## EXERCISE BRIEF
Extract only the lines running from the top of the entries to the line that holds "(0,0) rectangle (885,763);". Include that line and omit the pictures.

START MATERIAL PROVIDED

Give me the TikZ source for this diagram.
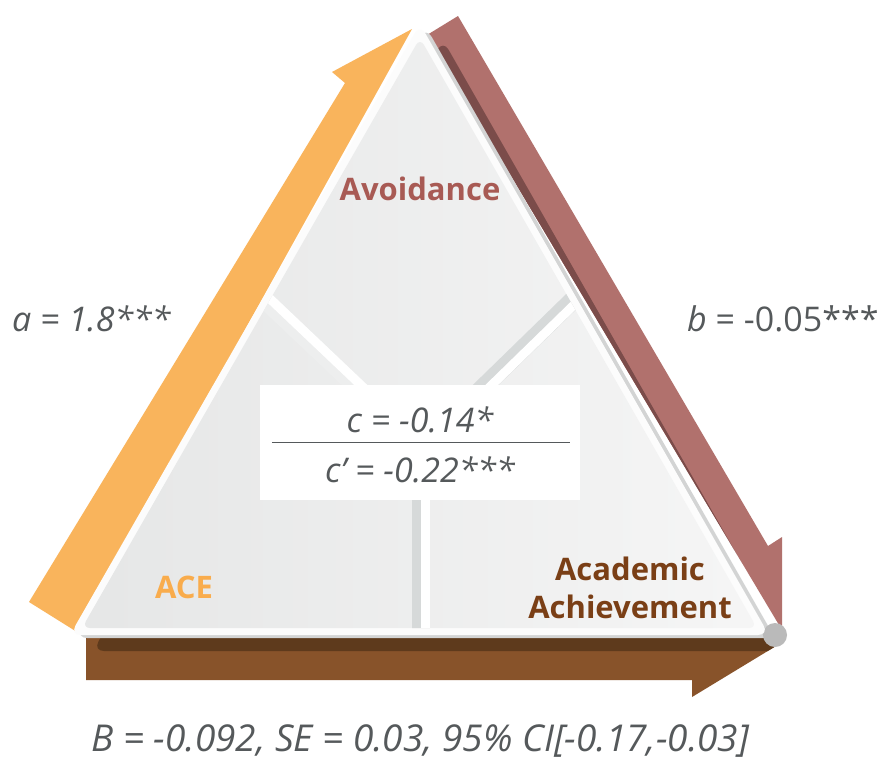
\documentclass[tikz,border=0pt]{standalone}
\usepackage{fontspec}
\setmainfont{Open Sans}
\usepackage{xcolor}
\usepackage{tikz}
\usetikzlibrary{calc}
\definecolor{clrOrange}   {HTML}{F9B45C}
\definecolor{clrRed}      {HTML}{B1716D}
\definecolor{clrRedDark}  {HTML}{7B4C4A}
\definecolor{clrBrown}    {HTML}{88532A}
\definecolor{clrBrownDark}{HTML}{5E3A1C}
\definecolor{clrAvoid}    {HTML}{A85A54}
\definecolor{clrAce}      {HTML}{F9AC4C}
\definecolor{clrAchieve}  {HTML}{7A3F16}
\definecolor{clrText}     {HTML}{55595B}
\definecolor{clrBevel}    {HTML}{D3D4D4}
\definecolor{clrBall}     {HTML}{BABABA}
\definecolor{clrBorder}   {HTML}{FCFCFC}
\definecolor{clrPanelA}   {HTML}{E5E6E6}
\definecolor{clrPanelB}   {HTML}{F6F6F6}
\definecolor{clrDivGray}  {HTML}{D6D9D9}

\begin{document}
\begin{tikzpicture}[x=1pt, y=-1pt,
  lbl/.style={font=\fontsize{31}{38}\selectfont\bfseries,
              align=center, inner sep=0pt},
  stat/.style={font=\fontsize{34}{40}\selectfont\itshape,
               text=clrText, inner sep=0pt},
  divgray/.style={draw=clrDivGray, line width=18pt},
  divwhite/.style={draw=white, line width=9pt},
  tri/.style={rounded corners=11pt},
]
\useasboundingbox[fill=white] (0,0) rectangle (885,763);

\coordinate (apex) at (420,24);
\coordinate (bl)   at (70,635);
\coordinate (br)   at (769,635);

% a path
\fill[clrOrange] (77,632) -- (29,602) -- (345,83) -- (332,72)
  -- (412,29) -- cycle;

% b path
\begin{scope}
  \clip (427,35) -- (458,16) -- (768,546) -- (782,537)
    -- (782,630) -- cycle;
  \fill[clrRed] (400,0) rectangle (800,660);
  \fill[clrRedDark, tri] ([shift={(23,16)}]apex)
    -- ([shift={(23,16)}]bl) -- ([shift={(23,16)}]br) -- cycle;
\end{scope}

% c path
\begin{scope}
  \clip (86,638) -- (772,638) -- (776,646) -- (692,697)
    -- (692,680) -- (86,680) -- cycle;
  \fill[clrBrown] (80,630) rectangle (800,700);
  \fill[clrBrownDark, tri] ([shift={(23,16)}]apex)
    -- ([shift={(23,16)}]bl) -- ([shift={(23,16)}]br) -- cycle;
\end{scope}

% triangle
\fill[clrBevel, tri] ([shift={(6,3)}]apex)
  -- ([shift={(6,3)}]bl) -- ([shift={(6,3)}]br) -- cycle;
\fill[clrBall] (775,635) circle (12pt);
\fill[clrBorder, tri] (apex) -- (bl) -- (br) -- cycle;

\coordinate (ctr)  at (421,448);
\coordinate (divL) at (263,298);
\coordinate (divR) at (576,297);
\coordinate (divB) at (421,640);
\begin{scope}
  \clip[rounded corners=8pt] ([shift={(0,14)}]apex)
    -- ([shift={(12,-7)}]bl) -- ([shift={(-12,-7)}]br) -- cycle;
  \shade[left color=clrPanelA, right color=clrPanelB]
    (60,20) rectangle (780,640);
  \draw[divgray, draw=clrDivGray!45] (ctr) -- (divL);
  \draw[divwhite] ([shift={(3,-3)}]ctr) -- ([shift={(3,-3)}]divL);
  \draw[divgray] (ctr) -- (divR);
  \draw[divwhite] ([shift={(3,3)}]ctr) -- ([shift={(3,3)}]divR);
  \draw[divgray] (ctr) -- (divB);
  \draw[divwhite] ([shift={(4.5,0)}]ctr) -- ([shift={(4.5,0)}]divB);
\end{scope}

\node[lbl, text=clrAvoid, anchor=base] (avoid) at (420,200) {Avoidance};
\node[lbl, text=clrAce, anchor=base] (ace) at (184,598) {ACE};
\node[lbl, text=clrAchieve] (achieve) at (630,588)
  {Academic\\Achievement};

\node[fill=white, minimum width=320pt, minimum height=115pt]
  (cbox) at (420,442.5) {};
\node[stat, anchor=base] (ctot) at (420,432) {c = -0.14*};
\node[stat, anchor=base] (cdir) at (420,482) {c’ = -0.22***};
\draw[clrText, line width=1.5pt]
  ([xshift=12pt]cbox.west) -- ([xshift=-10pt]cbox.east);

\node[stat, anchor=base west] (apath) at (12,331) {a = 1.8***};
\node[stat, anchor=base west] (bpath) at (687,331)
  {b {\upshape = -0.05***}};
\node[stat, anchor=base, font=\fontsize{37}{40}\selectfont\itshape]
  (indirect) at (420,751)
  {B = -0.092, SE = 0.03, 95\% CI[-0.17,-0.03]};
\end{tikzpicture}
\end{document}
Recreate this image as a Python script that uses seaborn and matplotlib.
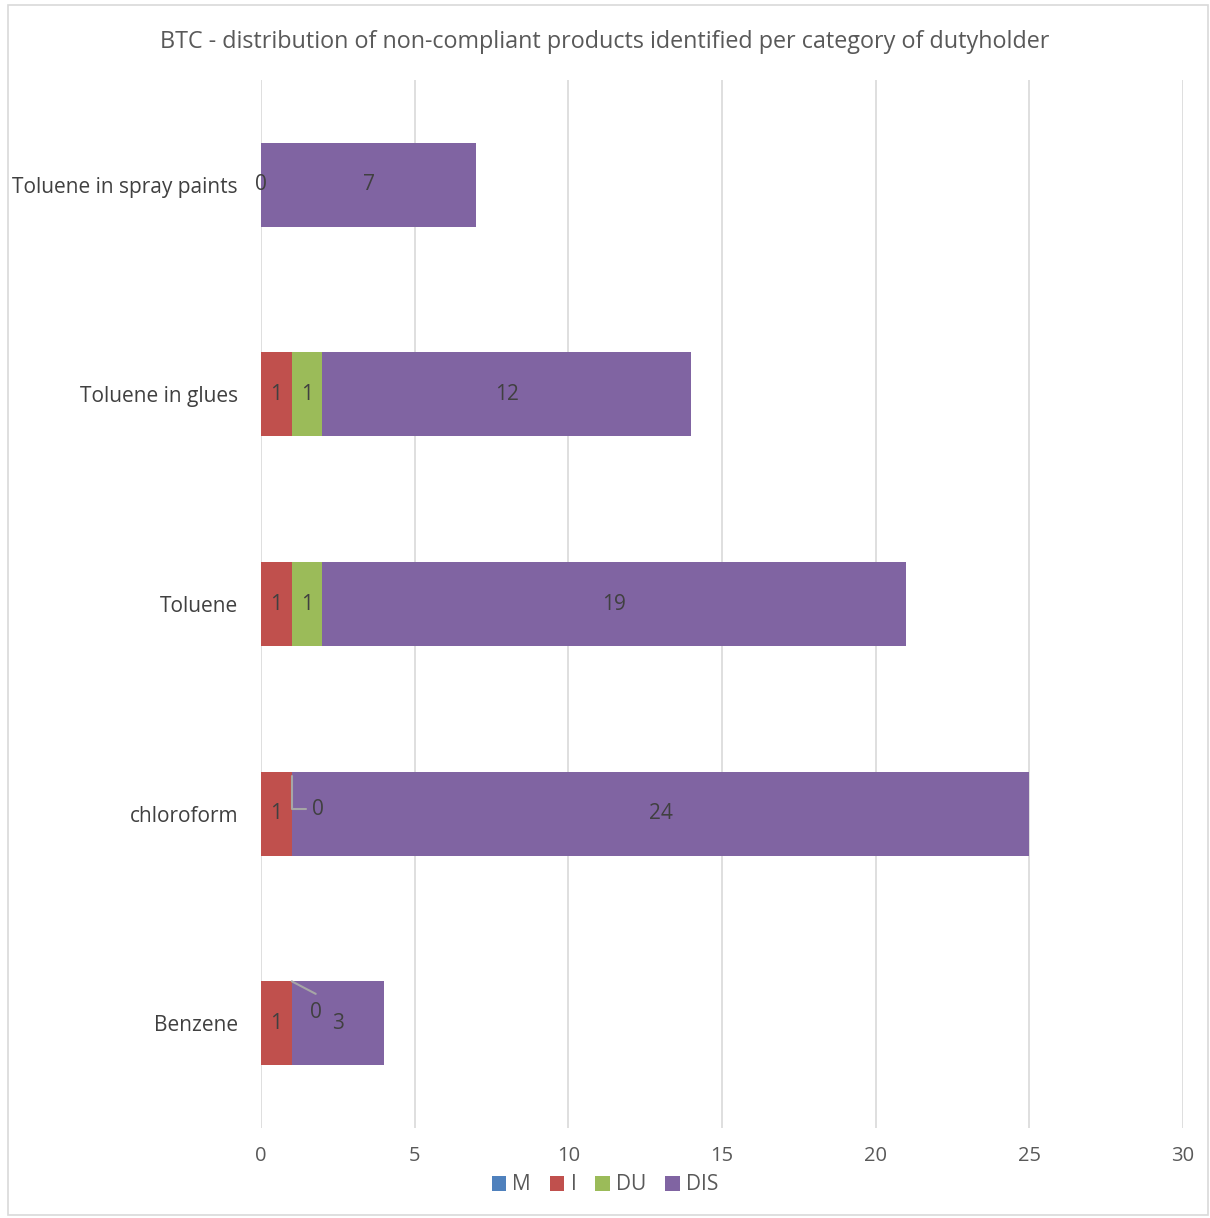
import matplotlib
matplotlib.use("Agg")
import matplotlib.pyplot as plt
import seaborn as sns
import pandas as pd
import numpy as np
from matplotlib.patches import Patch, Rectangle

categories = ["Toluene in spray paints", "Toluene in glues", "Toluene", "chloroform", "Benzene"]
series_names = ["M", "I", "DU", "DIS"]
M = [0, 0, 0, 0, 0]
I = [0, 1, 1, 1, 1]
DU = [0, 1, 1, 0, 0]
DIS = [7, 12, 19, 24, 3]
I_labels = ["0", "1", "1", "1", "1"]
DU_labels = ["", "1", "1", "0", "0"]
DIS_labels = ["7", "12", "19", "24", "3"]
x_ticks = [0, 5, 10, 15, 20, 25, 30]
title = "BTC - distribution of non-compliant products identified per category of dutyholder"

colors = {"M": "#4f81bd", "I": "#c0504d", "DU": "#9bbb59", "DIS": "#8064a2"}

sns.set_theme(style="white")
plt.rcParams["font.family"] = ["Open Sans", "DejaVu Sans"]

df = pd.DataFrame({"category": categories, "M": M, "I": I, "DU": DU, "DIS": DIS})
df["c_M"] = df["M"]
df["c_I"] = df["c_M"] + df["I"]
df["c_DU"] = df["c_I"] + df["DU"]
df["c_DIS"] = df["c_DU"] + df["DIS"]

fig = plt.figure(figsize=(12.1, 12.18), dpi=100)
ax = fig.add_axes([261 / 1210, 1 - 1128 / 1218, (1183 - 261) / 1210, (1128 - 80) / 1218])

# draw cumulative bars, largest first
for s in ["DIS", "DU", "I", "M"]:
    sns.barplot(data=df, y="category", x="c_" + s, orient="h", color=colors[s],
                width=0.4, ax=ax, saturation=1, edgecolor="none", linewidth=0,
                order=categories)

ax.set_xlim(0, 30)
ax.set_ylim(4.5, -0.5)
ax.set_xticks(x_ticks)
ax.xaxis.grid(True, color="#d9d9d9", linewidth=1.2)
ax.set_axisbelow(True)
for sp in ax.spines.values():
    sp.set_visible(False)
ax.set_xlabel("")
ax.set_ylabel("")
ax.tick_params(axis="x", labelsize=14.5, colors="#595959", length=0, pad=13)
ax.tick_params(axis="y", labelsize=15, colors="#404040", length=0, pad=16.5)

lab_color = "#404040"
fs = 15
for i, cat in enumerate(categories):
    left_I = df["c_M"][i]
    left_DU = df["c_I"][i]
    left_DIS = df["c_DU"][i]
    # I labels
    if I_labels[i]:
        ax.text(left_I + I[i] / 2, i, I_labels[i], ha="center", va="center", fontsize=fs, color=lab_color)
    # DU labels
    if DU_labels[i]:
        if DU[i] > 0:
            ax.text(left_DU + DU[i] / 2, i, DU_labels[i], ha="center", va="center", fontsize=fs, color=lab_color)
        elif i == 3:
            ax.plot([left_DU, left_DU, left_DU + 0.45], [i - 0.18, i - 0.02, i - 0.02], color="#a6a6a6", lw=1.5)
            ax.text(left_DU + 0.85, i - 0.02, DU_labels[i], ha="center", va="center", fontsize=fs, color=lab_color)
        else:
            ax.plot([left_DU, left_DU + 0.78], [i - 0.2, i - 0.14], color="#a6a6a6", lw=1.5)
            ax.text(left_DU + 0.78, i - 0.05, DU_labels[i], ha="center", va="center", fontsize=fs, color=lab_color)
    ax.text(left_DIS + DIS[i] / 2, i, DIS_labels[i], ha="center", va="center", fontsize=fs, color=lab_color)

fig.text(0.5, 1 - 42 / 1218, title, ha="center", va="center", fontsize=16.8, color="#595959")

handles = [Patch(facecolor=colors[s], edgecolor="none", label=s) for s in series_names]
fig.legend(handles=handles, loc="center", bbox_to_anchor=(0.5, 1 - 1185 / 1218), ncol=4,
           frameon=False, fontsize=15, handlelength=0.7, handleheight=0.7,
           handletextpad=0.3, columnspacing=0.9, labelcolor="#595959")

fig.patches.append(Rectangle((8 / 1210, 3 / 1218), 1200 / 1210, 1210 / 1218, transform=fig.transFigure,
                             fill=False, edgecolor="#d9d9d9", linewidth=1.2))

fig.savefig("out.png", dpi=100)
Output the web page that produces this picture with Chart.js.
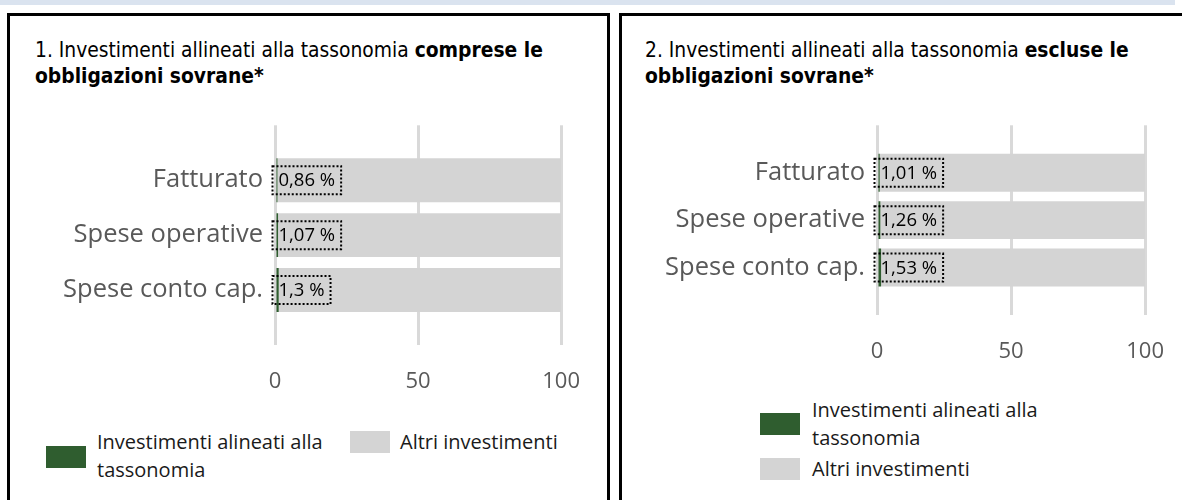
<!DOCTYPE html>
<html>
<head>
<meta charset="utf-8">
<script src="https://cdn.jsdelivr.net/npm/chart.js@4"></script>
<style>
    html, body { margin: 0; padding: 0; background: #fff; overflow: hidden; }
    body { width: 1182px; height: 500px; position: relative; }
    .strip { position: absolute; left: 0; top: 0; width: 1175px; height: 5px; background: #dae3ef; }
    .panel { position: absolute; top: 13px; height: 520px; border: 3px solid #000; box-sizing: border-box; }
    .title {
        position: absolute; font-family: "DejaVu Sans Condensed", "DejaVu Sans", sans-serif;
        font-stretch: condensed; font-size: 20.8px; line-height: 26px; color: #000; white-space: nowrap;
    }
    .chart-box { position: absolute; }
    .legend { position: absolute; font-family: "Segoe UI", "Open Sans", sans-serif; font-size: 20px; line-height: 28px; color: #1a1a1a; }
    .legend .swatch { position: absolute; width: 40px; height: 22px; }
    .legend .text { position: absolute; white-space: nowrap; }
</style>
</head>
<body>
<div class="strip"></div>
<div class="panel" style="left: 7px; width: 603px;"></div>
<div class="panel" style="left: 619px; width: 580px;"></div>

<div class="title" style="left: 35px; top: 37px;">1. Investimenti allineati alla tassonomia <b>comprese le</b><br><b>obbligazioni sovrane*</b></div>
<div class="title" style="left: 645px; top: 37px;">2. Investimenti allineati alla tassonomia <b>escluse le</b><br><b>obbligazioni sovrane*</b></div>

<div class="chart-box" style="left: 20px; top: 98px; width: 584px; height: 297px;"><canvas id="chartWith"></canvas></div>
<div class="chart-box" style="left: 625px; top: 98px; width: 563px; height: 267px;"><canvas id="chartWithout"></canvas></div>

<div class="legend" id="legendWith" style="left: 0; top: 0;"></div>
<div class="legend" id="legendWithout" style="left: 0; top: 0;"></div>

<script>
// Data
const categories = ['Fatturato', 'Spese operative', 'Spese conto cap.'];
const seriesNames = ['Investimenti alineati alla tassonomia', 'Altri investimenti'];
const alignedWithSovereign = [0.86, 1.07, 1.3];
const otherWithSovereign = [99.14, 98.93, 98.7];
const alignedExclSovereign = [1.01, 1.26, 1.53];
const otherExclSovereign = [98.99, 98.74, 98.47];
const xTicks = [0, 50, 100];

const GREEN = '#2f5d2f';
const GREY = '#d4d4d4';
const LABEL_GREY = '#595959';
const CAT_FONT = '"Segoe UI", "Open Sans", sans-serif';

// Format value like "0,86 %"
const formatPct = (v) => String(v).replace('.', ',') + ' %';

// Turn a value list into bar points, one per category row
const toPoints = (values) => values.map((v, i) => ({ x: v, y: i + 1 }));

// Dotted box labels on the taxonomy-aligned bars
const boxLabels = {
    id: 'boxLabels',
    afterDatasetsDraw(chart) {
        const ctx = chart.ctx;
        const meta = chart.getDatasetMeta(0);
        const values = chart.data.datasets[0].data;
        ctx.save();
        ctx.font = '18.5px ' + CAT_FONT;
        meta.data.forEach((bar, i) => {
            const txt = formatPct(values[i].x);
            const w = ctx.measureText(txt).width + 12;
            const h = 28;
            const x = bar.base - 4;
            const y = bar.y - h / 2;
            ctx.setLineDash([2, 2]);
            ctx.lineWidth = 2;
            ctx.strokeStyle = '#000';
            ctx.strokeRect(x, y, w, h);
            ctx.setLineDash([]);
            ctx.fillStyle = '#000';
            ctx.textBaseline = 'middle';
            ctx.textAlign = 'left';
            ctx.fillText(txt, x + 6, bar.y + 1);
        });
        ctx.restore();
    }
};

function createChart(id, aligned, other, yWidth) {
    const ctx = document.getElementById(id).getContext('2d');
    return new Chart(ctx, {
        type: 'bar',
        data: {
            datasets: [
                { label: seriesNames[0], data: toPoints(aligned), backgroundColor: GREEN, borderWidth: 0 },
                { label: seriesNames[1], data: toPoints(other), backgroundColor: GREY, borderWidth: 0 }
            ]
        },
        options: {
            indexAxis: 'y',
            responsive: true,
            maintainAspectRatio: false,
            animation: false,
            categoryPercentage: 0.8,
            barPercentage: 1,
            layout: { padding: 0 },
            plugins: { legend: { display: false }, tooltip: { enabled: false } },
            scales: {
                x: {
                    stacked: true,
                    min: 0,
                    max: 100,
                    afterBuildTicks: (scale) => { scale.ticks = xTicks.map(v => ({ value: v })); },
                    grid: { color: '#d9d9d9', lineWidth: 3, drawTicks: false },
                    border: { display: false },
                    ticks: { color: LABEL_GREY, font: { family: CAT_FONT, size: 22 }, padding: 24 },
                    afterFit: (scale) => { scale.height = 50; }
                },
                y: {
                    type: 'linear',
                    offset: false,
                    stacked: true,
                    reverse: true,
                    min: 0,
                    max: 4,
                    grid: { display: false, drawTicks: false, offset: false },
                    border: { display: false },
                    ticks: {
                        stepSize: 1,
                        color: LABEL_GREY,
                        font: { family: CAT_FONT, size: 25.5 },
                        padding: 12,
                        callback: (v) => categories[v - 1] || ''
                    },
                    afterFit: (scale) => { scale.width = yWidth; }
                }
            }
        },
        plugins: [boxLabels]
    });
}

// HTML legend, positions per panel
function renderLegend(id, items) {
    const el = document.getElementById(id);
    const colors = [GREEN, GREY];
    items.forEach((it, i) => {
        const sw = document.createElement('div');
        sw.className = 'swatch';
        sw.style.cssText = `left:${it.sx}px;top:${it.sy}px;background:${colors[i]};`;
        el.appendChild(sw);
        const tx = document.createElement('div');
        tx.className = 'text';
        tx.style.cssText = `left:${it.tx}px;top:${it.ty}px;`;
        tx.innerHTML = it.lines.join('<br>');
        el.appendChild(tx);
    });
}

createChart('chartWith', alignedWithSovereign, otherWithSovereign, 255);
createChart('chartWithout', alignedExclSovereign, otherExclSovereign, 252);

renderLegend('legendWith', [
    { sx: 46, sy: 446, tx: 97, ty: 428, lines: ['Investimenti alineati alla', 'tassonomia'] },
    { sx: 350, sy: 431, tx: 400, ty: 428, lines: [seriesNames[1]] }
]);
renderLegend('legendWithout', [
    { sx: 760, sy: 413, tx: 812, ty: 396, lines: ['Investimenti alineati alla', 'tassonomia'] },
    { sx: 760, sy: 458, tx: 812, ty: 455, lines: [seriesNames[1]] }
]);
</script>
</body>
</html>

END MATERIAL PROVIDED

## COMPLETE ANSWER
Give me the TikZ source for this diagram.
\documentclass[tikz,border=0pt]{standalone}
\usepackage{fontspec}
\setmainfont{Open Sans}
\usepackage{xcolor}
\usepackage{tikz}
\usetikzlibrary{calc}
\definecolor{clrOrange}   {HTML}{F9B45C}
\definecolor{clrRed}      {HTML}{B1716D}
\definecolor{clrRedDark}  {HTML}{7B4C4A}
\definecolor{clrBrown}    {HTML}{88532A}
\definecolor{clrBrownDark}{HTML}{5E3A1C}
\definecolor{clrAvoid}    {HTML}{A85A54}
\definecolor{clrAce}      {HTML}{F9AC4C}
\definecolor{clrAchieve}  {HTML}{7A3F16}
\definecolor{clrText}     {HTML}{55595B}
\definecolor{clrBevel}    {HTML}{D3D4D4}
\definecolor{clrBall}     {HTML}{BABABA}
\definecolor{clrBorder}   {HTML}{FCFCFC}
\definecolor{clrPanelA}   {HTML}{E5E6E6}
\definecolor{clrPanelB}   {HTML}{F6F6F6}
\definecolor{clrDivGray}  {HTML}{D6D9D9}

\begin{document}
\begin{tikzpicture}[x=1pt, y=-1pt,
  lbl/.style={font=\fontsize{31}{38}\selectfont\bfseries,
              align=center, inner sep=0pt},
  stat/.style={font=\fontsize{34}{40}\selectfont\itshape,
               text=clrText, inner sep=0pt},
  divgray/.style={draw=clrDivGray, line width=18pt},
  divwhite/.style={draw=white, line width=9pt},
  tri/.style={rounded corners=11pt},
]
\useasboundingbox[fill=white] (0,0) rectangle (885,763);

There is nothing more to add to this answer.